━━━━━ Dataset extract ━━━━━

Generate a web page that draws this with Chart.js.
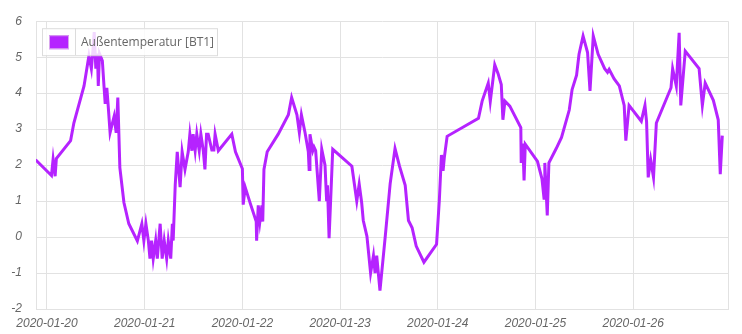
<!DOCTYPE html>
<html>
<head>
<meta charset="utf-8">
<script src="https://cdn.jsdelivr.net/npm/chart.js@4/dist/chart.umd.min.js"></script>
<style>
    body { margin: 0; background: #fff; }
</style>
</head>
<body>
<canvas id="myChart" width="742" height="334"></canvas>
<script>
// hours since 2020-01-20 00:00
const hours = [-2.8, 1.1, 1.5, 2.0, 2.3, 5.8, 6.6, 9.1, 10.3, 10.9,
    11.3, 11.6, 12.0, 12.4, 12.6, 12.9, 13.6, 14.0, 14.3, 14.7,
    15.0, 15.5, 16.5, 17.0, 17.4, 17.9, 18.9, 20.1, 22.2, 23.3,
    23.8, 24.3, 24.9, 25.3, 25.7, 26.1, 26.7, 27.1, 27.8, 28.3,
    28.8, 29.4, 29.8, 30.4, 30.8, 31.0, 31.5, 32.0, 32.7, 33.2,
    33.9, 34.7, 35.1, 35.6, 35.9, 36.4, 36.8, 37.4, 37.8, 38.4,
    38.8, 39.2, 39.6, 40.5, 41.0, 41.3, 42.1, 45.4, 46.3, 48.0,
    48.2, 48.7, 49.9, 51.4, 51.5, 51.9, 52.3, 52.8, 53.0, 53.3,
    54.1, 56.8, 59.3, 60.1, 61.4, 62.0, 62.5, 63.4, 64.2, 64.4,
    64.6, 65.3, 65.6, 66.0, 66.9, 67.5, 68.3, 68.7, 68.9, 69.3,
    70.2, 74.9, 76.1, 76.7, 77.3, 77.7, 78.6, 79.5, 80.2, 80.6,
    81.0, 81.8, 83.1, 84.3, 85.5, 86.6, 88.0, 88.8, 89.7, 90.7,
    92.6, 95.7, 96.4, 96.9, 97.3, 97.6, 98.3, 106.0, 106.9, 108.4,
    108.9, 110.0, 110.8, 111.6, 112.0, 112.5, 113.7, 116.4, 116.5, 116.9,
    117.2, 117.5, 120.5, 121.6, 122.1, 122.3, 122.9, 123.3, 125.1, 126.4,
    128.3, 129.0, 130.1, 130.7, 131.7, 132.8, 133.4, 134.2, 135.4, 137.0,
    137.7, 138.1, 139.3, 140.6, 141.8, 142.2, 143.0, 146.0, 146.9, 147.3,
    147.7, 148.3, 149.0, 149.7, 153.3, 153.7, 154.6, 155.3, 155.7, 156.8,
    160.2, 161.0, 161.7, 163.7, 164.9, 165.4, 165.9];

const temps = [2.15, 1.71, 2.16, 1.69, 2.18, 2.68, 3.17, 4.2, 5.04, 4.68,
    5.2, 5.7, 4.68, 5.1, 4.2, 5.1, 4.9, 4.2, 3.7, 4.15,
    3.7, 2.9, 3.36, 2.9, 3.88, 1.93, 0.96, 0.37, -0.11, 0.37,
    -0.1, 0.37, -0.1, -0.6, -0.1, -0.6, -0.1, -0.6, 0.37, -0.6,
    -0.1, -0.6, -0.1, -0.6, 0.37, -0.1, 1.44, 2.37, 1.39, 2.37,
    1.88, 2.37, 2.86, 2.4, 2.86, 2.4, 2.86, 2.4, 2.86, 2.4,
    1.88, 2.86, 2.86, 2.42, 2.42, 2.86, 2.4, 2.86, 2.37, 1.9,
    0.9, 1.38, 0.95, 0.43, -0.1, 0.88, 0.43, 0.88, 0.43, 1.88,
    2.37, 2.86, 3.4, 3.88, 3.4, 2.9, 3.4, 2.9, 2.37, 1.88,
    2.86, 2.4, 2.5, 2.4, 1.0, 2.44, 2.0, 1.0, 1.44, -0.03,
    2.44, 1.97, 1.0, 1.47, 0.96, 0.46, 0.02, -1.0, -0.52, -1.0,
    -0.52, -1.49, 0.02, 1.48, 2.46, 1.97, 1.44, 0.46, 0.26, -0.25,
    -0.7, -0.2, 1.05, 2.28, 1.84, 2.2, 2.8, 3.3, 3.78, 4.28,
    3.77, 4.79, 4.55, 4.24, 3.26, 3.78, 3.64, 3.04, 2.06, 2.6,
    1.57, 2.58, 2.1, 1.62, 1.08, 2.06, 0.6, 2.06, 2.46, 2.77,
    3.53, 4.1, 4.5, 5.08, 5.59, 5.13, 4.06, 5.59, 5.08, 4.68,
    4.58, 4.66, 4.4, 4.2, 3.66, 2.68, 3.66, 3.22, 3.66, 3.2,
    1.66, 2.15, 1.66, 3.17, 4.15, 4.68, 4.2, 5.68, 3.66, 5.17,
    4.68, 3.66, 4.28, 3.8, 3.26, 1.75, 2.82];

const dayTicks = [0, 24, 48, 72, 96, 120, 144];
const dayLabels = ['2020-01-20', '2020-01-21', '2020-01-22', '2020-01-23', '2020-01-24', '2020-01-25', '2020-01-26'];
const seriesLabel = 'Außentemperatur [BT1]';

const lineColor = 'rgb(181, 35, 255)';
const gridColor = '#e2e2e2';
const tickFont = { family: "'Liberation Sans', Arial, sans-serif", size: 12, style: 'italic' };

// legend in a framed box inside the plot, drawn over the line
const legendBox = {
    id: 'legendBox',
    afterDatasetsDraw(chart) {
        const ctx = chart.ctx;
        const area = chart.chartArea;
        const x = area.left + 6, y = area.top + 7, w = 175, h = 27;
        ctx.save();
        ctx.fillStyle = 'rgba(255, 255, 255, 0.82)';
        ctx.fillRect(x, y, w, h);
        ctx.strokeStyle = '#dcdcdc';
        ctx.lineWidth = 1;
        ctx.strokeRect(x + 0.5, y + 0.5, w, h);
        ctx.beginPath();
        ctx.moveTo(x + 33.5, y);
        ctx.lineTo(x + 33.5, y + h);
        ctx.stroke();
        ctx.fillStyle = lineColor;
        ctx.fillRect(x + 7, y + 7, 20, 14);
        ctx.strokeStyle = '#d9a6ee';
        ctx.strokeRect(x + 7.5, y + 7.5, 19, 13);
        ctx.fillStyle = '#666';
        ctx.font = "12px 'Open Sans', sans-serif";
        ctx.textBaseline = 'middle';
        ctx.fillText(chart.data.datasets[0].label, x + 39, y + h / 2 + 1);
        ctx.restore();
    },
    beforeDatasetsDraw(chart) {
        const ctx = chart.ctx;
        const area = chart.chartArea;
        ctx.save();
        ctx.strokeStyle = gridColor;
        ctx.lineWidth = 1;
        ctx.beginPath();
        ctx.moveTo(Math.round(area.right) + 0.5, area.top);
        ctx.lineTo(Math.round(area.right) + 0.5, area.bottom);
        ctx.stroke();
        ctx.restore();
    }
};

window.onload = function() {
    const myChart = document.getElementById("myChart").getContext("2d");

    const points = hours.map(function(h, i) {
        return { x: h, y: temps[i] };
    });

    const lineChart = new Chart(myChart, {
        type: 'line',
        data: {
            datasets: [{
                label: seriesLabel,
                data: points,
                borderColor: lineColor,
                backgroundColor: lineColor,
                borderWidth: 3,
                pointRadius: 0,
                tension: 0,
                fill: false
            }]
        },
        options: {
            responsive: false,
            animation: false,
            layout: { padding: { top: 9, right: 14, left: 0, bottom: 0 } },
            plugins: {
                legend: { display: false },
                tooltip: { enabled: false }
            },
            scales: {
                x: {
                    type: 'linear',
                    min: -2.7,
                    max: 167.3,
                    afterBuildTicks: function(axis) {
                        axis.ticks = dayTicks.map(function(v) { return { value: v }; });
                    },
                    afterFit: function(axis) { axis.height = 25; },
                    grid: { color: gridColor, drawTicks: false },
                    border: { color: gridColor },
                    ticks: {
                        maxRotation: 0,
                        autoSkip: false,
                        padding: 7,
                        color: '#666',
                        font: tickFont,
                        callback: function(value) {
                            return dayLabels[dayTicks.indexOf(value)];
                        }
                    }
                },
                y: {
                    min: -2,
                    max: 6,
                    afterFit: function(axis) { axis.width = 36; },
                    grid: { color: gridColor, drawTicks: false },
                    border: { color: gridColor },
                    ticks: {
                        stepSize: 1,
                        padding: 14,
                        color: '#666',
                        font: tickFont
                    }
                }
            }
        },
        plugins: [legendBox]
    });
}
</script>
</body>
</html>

━━━━━

# Objective:
Leave out the pictures and restate, word for word, the lines from the top of the data through the line containing "160.2, 161.0, 161.7, 163.7, 164.9, 165.4, 165.9];", both included.

# Answer to the problem:
Generate a web page that draws this with Chart.js.
<!DOCTYPE html>
<html>
<head>
<meta charset="utf-8">
<script src="https://cdn.jsdelivr.net/npm/chart.js@4/dist/chart.umd.min.js"></script>
<style>
    body { margin: 0; background: #fff; }
</style>
</head>
<body>
<canvas id="myChart" width="742" height="334"></canvas>
<script>
// hours since 2020-01-20 00:00
const hours = [-2.8, 1.1, 1.5, 2.0, 2.3, 5.8, 6.6, 9.1, 10.3, 10.9,
    11.3, 11.6, 12.0, 12.4, 12.6, 12.9, 13.6, 14.0, 14.3, 14.7,
    15.0, 15.5, 16.5, 17.0, 17.4, 17.9, 18.9, 20.1, 22.2, 23.3,
    23.8, 24.3, 24.9, 25.3, 25.7, 26.1, 26.7, 27.1, 27.8, 28.3,
    28.8, 29.4, 29.8, 30.4, 30.8, 31.0, 31.5, 32.0, 32.7, 33.2,
    33.9, 34.7, 35.1, 35.6, 35.9, 36.4, 36.8, 37.4, 37.8, 38.4,
    38.8, 39.2, 39.6, 40.5, 41.0, 41.3, 42.1, 45.4, 46.3, 48.0,
    48.2, 48.7, 49.9, 51.4, 51.5, 51.9, 52.3, 52.8, 53.0, 53.3,
    54.1, 56.8, 59.3, 60.1, 61.4, 62.0, 62.5, 63.4, 64.2, 64.4,
    64.6, 65.3, 65.6, 66.0, 66.9, 67.5, 68.3, 68.7, 68.9, 69.3,
    70.2, 74.9, 76.1, 76.7, 77.3, 77.7, 78.6, 79.5, 80.2, 80.6,
    81.0, 81.8, 83.1, 84.3, 85.5, 86.6, 88.0, 88.8, 89.7, 90.7,
    92.6, 95.7, 96.4, 96.9, 97.3, 97.6, 98.3, 106.0, 106.9, 108.4,
    108.9, 110.0, 110.8, 111.6, 112.0, 112.5, 113.7, 116.4, 116.5, 116.9,
    117.2, 117.5, 120.5, 121.6, 122.1, 122.3, 122.9, 123.3, 125.1, 126.4,
    128.3, 129.0, 130.1, 130.7, 131.7, 132.8, 133.4, 134.2, 135.4, 137.0,
    137.7, 138.1, 139.3, 140.6, 141.8, 142.2, 143.0, 146.0, 146.9, 147.3,
    147.7, 148.3, 149.0, 149.7, 153.3, 153.7, 154.6, 155.3, 155.7, 156.8,
    160.2, 161.0, 161.7, 163.7, 164.9, 165.4, 165.9];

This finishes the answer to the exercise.